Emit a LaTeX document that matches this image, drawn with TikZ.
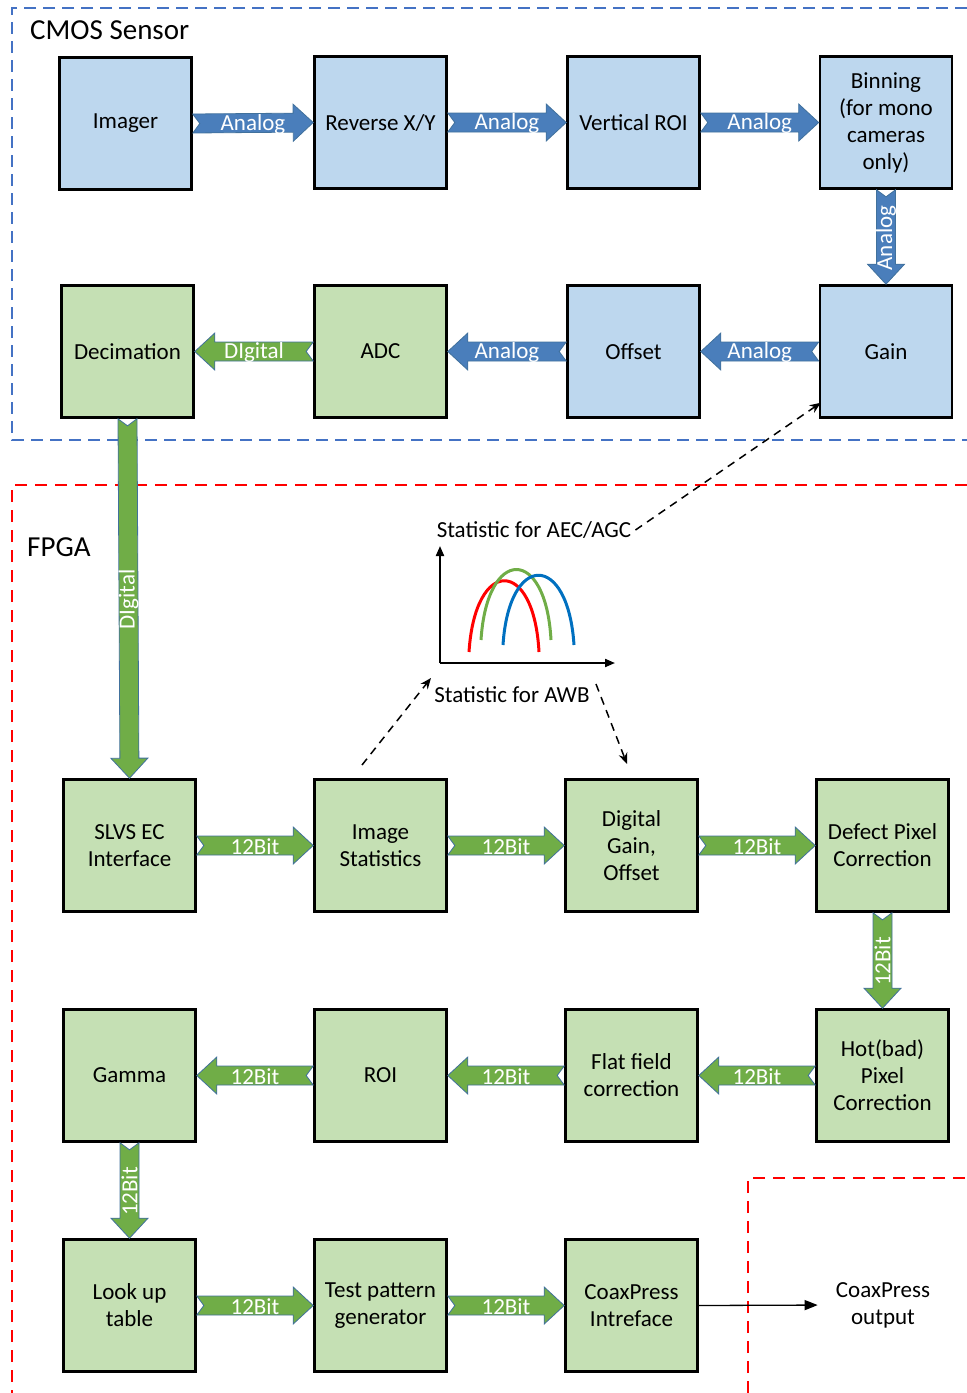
\documentclass[tikz,border=0pt]{standalone}
\usepackage{fontspec}
\setmainfont{Carlito}
\usepackage{tikz}
\usetikzlibrary{calc,arrows.meta}

\definecolor{sensorfill}{HTML}{BDD7EE}
\definecolor{fpgafill}{HTML}{C5E0B4}
\definecolor{analogblue}{HTML}{4A7EBB}
\definecolor{digitalgreen}{HTML}{70AD47}
\definecolor{arrowrim}{HTML}{41719C}
\definecolor{cmosdash}{HTML}{4472C4}
\definecolor{curvered}{HTML}{FF0000}
\definecolor{curvegreen}{HTML}{70AD47}
\definecolor{curveblue}{HTML}{0070C0}

% notched block arrow: from, to, fill, label, label angle
\newcommand{\sigarrow}[5]{%
  \path[sigshape, fill=#3] let \p1=(#1), \p2=(#2),
      \n1={veclen(\x2-\x1,\y2-\y1)}, \n2={atan2(\y2-\y1,\x2-\x1)} in
    [shift={(\p1)}, rotate=\n2]
    (0pt,9.5pt) -- ({\n1-20pt},9.5pt) -- ({\n1-20pt},18.5pt) -- ({\n1+0pt},0pt)
    -- ({\n1-20pt},-18.5pt) -- ({\n1-20pt},-9.5pt) -- (0pt,-9.5pt) -- (7pt,0pt) -- cycle;
  \node[siglabel, rotate=#5] at ($(#1)!0.5!(#2)$) {#4};
}

\begin{document}
\begin{tikzpicture}[x=1pt, y=-1pt]

\def\boxsize{132}

\tikzset{
    stage/.style={
        draw=black,
        line width=2.6pt,
        minimum width=\boxsize pt,
        minimum height=\boxsize pt,
        inner sep=2pt,
        align=center,
        font=\fontsize{23}{27}\selectfont
    },
    sensorbox/.style={stage, fill=sensorfill},
    fpgabox/.style={stage, fill=fpgafill},
    sigshape/.style={draw=arrowrim, line width=0.8pt, line join=miter},
    siglabel/.style={text=white, inner sep=0pt, yshift=-1pt, font=\fontsize{23}{26}\selectfont},
    plainlabel/.style={align=center, inner sep=4pt, font=\fontsize{23}{27}\selectfont},
    regionlabel/.style={anchor=west, inner sep=0pt, font=\fontsize{29}{32}\selectfont},
    statlink/.style={dash pattern=on 8pt off 6pt, line width=1.5pt, -{Stealth[length=11pt,width=9pt]}},
    axisline/.style={line width=2pt, -{Triangle[length=10pt,width=8pt]}},
    histcurve/.style={line width=3pt}
}

\useasboundingbox (0,0) rectangle (967,1393);

% Region frames
\draw[cmosdash, line width=1.3pt, dash pattern=on 12pt off 7pt]
    (967,8) -- (12,8) -- (12,440) -- (967,440);
\draw[red, line width=1.3pt, dash pattern=on 12pt off 8pt]
    (967,485) -- (12,485) -- (12,1393);
\draw[red, line width=1.3pt, dash pattern=on 12pt off 8pt]
    (748,1393) -- (748,1178) -- (967,1178);

\node[regionlabel] (cmoslabel) at (30,30) {CMOS Sensor};
\node[regionlabel] (fpgalabel) at (27,547) {FPGA};

% CMOS sensor stages
\node[sensorbox] (imager)  at (125.5,123.5) {Imager};
\node[sensorbox] (revxy)   at (380.5,122.5) {Reverse X/Y};
\node[sensorbox] (vroi)    at (633.5,122.5) {Vertical ROI};
\node[sensorbox] (binning) at (886,122.5) {Binning\\(for mono\\cameras\\only)};
\node[fpgabox]   (decim)   at (127.5,351.5) {Decimation};
\node[fpgabox]   (adc)     at (380.5,351.5) {ADC};
\node[sensorbox] (offset)  at (633.5,351.5) {Offset};
\node[sensorbox] (gain)    at (886,351.5) {Gain};

% FPGA stages
\node[fpgabox] (slvs)   at (129.5,845.5) {SLVS EC\\Interface};
\node[fpgabox] (istat)  at (380.5,845.5) {Image\\Statistics};
\node[fpgabox] (dgain)  at (631.5,845.5) {Digital\\Gain,\\Offset};
\node[fpgabox] (defect) at (882.5,845.5) {Defect Pixel\\Correction};
\node[fpgabox] (gamma)  at (129.5,1075.5) {Gamma};
\node[fpgabox] (roi)    at (380.5,1075.5) {ROI};
\node[fpgabox] (flat)   at (631.5,1075.5) {Flat field\\correction};
\node[fpgabox] (hotpix) at (882.5,1075.5) {Hot(bad)\\Pixel\\Correction};
\node[fpgabox] (lut)    at (129.5,1305.5) {Look up\\table};
\node[fpgabox] (tpg)    at (380.5,1305.5) {Test pattern\\generator};
\node[fpgabox] (coax)   at (631.5,1305.5) {CoaxPress\\Intreface};

% Signal arrows
\sigarrow{imager.east}{revxy.west}{analogblue}{Analog}{0}
\sigarrow{revxy.east}{vroi.west}{analogblue}{Analog}{0}
\sigarrow{vroi.east}{binning.west}{analogblue}{Analog}{0}
\sigarrow{binning.south}{gain.north}{analogblue}{Analog}{90}
\sigarrow{gain.west}{offset.east}{analogblue}{Analog}{0}
\sigarrow{offset.west}{adc.east}{analogblue}{Analog}{0}
\sigarrow{adc.west}{decim.east}{digitalgreen}{DIgital}{0}
\sigarrow{decim.south}{slvs.north}{digitalgreen}{DIgital}{90}

\sigarrow{slvs.east}{istat.west}{digitalgreen}{12Bit}{0}
\sigarrow{istat.east}{dgain.west}{digitalgreen}{12Bit}{0}
\sigarrow{dgain.east}{defect.west}{digitalgreen}{12Bit}{0}
\sigarrow{defect.south}{hotpix.north}{digitalgreen}{12Bit}{90}
\sigarrow{hotpix.west}{flat.east}{digitalgreen}{12Bit}{0}
\sigarrow{flat.west}{roi.east}{digitalgreen}{12Bit}{0}
\sigarrow{roi.west}{gamma.east}{digitalgreen}{12Bit}{0}
\sigarrow{gamma.south}{lut.north}{digitalgreen}{12Bit}{90}
\sigarrow{lut.east}{tpg.west}{digitalgreen}{12Bit}{0}
\sigarrow{tpg.east}{coax.west}{digitalgreen}{12Bit}{0}

% Statistics histogram
\node[plainlabel] (aec) at (534,530) {Statistic for AEC/AGC};
\node[plainlabel] (awb) at (512,695) {Statistic for AWB};

\coordinate (origin) at (440,663);
\coordinate (ytop) at (440,546);
\coordinate (xend) at (615,663);
\draw[axisline] (origin) -- (ytop);
\draw[axisline] (origin) -- (xend);

\draw[histcurve, curvered]   (469,652) .. controls (475,557) and (534,557) .. (539,652);
\draw[histcurve, curvegreen] (481,640) .. controls (487,546) and (546,546) .. (551,640);
\draw[histcurve, curveblue]  (503,645) .. controls (509,552) and (568,552) .. (574,645);

% Statistics feedback
\coordinate (gaintap) at ($(gain.south west)+(2,-16)$);
\coordinate (istatfoot) at (362,765);
\coordinate (awbtip) at (431,678);
\coordinate (awbfoot) at (596,684);
\coordinate (dgaintip) at (627,764);
\draw[statlink] (aec.east) -- (gaintap);
\draw[statlink] (istatfoot) -- (awbtip);
\draw[statlink] (awbfoot) -- (dgaintip);

% Output
\node[plainlabel] (cxpout) at (883,1305) {CoaxPress\\output};
\draw[line width=1.3pt, -{Triangle[length=13pt,width=10pt]}, shorten >=14pt]
    (coax.east) -- (cxpout.west);

\end{tikzpicture}
\end{document}
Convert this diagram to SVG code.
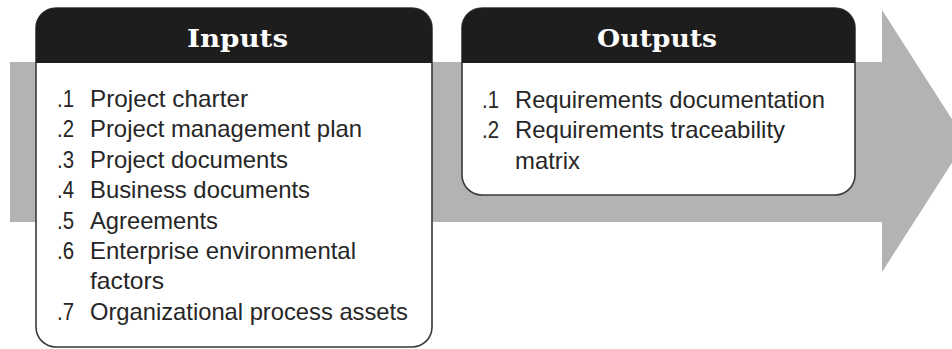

• Written task
Without including any pictures, print each record exactly.

• Answer for the task
Emit a LaTeX document that matches this image, drawn with TikZ.
\documentclass[tikz,border=0pt]{standalone}
\usepackage{fontspec}
\setmainfont{Carlito}
\usepackage{tikz}
\usetikzlibrary{calc,arrows.meta}

\definecolor{sensorfill}{HTML}{BDD7EE}
\definecolor{fpgafill}{HTML}{C5E0B4}
\definecolor{analogblue}{HTML}{4A7EBB}
\definecolor{digitalgreen}{HTML}{70AD47}
\definecolor{arrowrim}{HTML}{41719C}
\definecolor{cmosdash}{HTML}{4472C4}
\definecolor{curvered}{HTML}{FF0000}
\definecolor{curvegreen}{HTML}{70AD47}
\definecolor{curveblue}{HTML}{0070C0}

% notched block arrow: from, to, fill, label, label angle
\newcommand{\sigarrow}[5]{%
  \path[sigshape, fill=#3] let \p1=(#1), \p2=(#2),
      \n1={veclen(\x2-\x1,\y2-\y1)}, \n2={atan2(\y2-\y1,\x2-\x1)} in
    [shift={(\p1)}, rotate=\n2]
    (0pt,9.5pt) -- ({\n1-20pt},9.5pt) -- ({\n1-20pt},18.5pt) -- ({\n1+0pt},0pt)
    -- ({\n1-20pt},-18.5pt) -- ({\n1-20pt},-9.5pt) -- (0pt,-9.5pt) -- (7pt,0pt) -- cycle;
  \node[siglabel, rotate=#5] at ($(#1)!0.5!(#2)$) {#4};
}

\begin{document}
\begin{tikzpicture}[x=1pt, y=-1pt]

\def\boxsize{132}

\tikzset{
    stage/.style={
        draw=black,
        line width=2.6pt,
        minimum width=\boxsize pt,
        minimum height=\boxsize pt,
        inner sep=2pt,
        align=center,
        font=\fontsize{23}{27}\selectfont
    },
    sensorbox/.style={stage, fill=sensorfill},
    fpgabox/.style={stage, fill=fpgafill},
    sigshape/.style={draw=arrowrim, line width=0.8pt, line join=miter},
    siglabel/.style={text=white, inner sep=0pt, yshift=-1pt, font=\fontsize{23}{26}\selectfont},
    plainlabel/.style={align=center, inner sep=4pt, font=\fontsize{23}{27}\selectfont},
    regionlabel/.style={anchor=west, inner sep=0pt, font=\fontsize{29}{32}\selectfont},
    statlink/.style={dash pattern=on 8pt off 6pt, line width=1.5pt, -{Stealth[length=11pt,width=9pt]}},
    axisline/.style={line width=2pt, -{Triangle[length=10pt,width=8pt]}},
    histcurve/.style={line width=3pt}
}

\useasboundingbox (0,0) rectangle (967,1393);

% Region frames
\draw[cmosdash, line width=1.3pt, dash pattern=on 12pt off 7pt]
    (967,8) -- (12,8) -- (12,440) -- (967,440);
\draw[red, line width=1.3pt, dash pattern=on 12pt off 8pt]
    (967,485) -- (12,485) -- (12,1393);
\draw[red, line width=1.3pt, dash pattern=on 12pt off 8pt]
    (748,1393) -- (748,1178) -- (967,1178);

\node[regionlabel] (cmoslabel) at (30,30) {CMOS Sensor};
\node[regionlabel] (fpgalabel) at (27,547) {FPGA};

% CMOS sensor stages
\node[sensorbox] (imager)  at (125.5,123.5) {Imager};
\node[sensorbox] (revxy)   at (380.5,122.5) {Reverse X/Y};
\node[sensorbox] (vroi)    at (633.5,122.5) {Vertical ROI};
\node[sensorbox] (binning) at (886,122.5) {Binning\\(for mono\\cameras\\only)};
\node[fpgabox]   (decim)   at (127.5,351.5) {Decimation};
\node[fpgabox]   (adc)     at (380.5,351.5) {ADC};
\node[sensorbox] (offset)  at (633.5,351.5) {Offset};
\node[sensorbox] (gain)    at (886,351.5) {Gain};

% FPGA stages
\node[fpgabox] (slvs)   at (129.5,845.5) {SLVS EC\\Interface};
\node[fpgabox] (istat)  at (380.5,845.5) {Image\\Statistics};
\node[fpgabox] (dgain)  at (631.5,845.5) {Digital\\Gain,\\Offset};
\node[fpgabox] (defect) at (882.5,845.5) {Defect Pixel\\Correction};
\node[fpgabox] (gamma)  at (129.5,1075.5) {Gamma};
\node[fpgabox] (roi)    at (380.5,1075.5) {ROI};
\node[fpgabox] (flat)   at (631.5,1075.5) {Flat field\\correction};
\node[fpgabox] (hotpix) at (882.5,1075.5) {Hot(bad)\\Pixel\\Correction};
\node[fpgabox] (lut)    at (129.5,1305.5) {Look up\\table};
\node[fpgabox] (tpg)    at (380.5,1305.5) {Test pattern\\generator};
\node[fpgabox] (coax)   at (631.5,1305.5) {CoaxPress\\Intreface};

% Signal arrows
\sigarrow{imager.east}{revxy.west}{analogblue}{Analog}{0}
\sigarrow{revxy.east}{vroi.west}{analogblue}{Analog}{0}
\sigarrow{vroi.east}{binning.west}{analogblue}{Analog}{0}
\sigarrow{binning.south}{gain.north}{analogblue}{Analog}{90}
\sigarrow{gain.west}{offset.east}{analogblue}{Analog}{0}
\sigarrow{offset.west}{adc.east}{analogblue}{Analog}{0}
\sigarrow{adc.west}{decim.east}{digitalgreen}{DIgital}{0}
\sigarrow{decim.south}{slvs.north}{digitalgreen}{DIgital}{90}

\sigarrow{slvs.east}{istat.west}{digitalgreen}{12Bit}{0}
\sigarrow{istat.east}{dgain.west}{digitalgreen}{12Bit}{0}
\sigarrow{dgain.east}{defect.west}{digitalgreen}{12Bit}{0}
\sigarrow{defect.south}{hotpix.north}{digitalgreen}{12Bit}{90}
\sigarrow{hotpix.west}{flat.east}{digitalgreen}{12Bit}{0}
\sigarrow{flat.west}{roi.east}{digitalgreen}{12Bit}{0}
\sigarrow{roi.west}{gamma.east}{digitalgreen}{12Bit}{0}
\sigarrow{gamma.south}{lut.north}{digitalgreen}{12Bit}{90}
\sigarrow{lut.east}{tpg.west}{digitalgreen}{12Bit}{0}
\sigarrow{tpg.east}{coax.west}{digitalgreen}{12Bit}{0}

% Statistics histogram
\node[plainlabel] (aec) at (534,530) {Statistic for AEC/AGC};
\node[plainlabel] (awb) at (512,695) {Statistic for AWB};

\coordinate (origin) at (440,663);
\coordinate (ytop) at (440,546);
\coordinate (xend) at (615,663);
\draw[axisline] (origin) -- (ytop);
\draw[axisline] (origin) -- (xend);

\draw[histcurve, curvered]   (469,652) .. controls (475,557) and (534,557) .. (539,652);
\draw[histcurve, curvegreen] (481,640) .. controls (487,546) and (546,546) .. (551,640);
\draw[histcurve, curveblue]  (503,645) .. controls (509,552) and (568,552) .. (574,645);

% Statistics feedback
\coordinate (gaintap) at ($(gain.south west)+(2,-16)$);
\coordinate (istatfoot) at (362,765);
\coordinate (awbtip) at (431,678);
\coordinate (awbfoot) at (596,684);
\coordinate (dgaintip) at (627,764);
\draw[statlink] (aec.east) -- (gaintap);
\draw[statlink] (istatfoot) -- (awbtip);
\draw[statlink] (awbfoot) -- (dgaintip);

% Output
\node[plainlabel] (cxpout) at (883,1305) {CoaxPress\\output};
\draw[line width=1.3pt, -{Triangle[length=13pt,width=10pt]}, shorten >=14pt]
    (coax.east) -- (cxpout.west);

\end{tikzpicture}
\end{document}
Convert this diagram to SVG code.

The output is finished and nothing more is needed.